(Entries taken from a collection)

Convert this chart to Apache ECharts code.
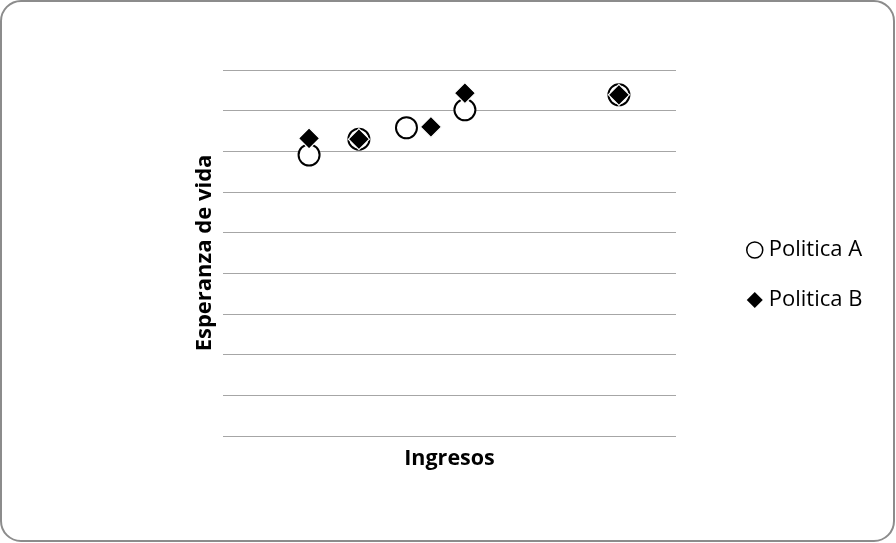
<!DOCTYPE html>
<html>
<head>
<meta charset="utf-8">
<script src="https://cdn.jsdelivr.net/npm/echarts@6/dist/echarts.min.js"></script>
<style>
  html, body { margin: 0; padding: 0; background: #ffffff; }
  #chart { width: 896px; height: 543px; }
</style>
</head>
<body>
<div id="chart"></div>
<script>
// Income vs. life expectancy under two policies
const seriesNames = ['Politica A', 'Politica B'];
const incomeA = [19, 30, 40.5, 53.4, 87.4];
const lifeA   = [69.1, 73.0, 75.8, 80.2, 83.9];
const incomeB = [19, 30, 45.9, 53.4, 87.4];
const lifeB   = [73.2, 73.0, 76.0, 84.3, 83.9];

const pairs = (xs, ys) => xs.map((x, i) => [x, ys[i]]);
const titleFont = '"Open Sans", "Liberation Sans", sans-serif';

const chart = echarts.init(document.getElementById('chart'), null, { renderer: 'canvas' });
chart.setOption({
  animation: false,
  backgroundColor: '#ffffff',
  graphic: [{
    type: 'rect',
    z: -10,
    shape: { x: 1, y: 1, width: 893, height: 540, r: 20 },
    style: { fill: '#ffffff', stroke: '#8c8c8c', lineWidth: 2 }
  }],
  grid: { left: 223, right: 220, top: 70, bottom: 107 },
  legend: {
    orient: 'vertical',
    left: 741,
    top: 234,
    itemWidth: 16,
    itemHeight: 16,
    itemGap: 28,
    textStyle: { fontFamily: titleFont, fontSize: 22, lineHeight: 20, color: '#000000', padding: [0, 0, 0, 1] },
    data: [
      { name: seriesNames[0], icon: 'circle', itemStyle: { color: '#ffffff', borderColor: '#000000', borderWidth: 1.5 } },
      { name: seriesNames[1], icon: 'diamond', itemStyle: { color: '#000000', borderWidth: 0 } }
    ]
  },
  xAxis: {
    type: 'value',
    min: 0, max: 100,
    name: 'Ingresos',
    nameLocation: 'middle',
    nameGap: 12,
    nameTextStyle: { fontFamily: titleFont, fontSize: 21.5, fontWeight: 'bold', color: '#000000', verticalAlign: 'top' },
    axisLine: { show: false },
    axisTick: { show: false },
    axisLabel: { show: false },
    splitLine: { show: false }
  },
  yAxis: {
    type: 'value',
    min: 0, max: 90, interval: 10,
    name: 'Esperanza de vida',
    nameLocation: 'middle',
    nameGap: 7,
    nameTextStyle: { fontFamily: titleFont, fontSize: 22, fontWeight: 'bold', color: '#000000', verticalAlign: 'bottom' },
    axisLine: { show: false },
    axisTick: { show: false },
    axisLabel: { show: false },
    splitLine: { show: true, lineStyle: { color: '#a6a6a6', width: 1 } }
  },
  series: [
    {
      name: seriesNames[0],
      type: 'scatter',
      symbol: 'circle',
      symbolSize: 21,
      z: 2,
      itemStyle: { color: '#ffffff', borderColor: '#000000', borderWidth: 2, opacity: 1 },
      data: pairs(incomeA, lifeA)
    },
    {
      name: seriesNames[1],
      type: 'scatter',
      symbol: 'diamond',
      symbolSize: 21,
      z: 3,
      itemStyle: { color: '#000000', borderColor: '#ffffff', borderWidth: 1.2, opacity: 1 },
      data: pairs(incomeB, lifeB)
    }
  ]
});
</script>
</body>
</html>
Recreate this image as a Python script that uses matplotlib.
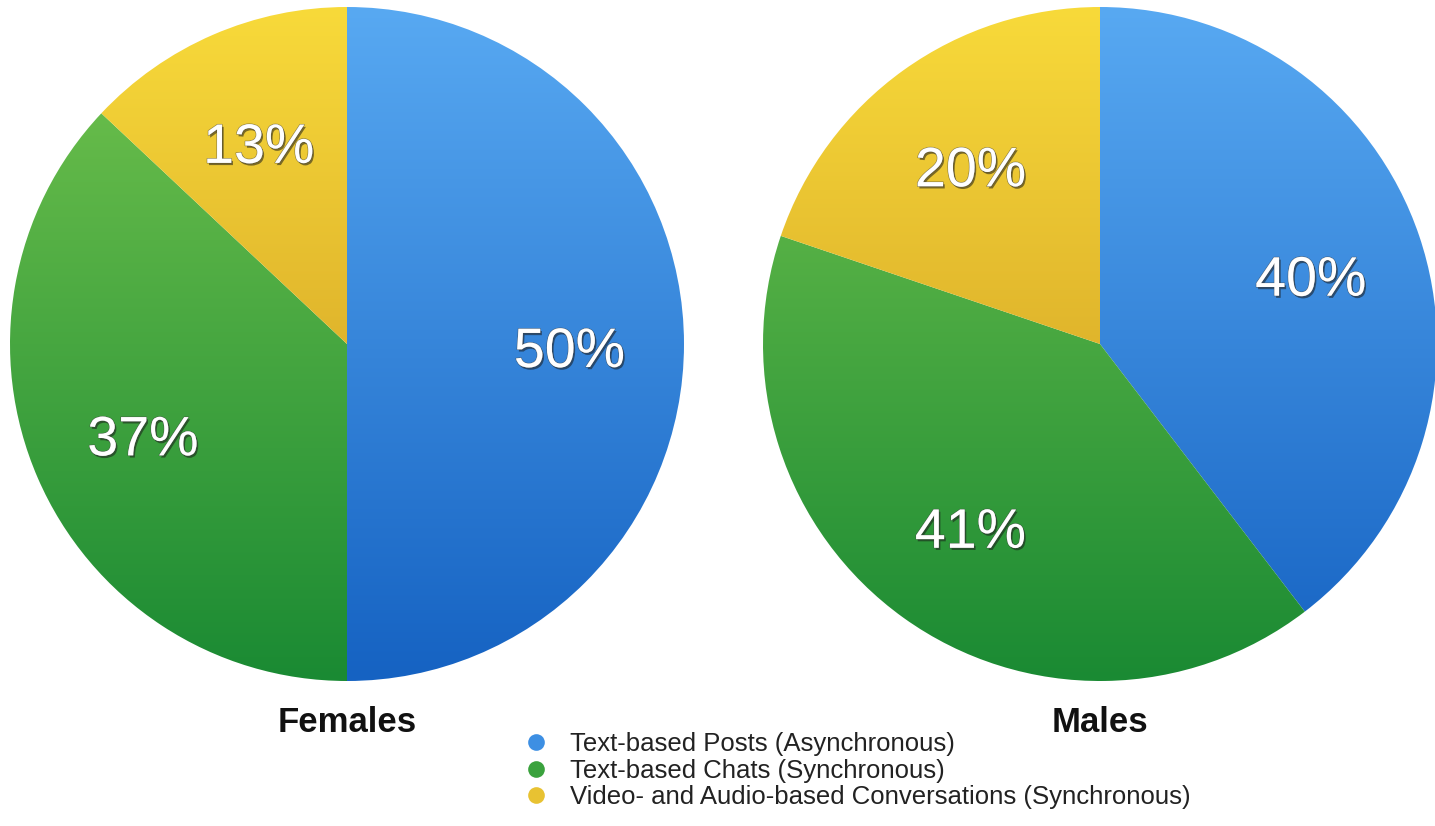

**Goal:**
Give the number of lines in the listing above that hold the string "this", with nothing else.

**Response:**
2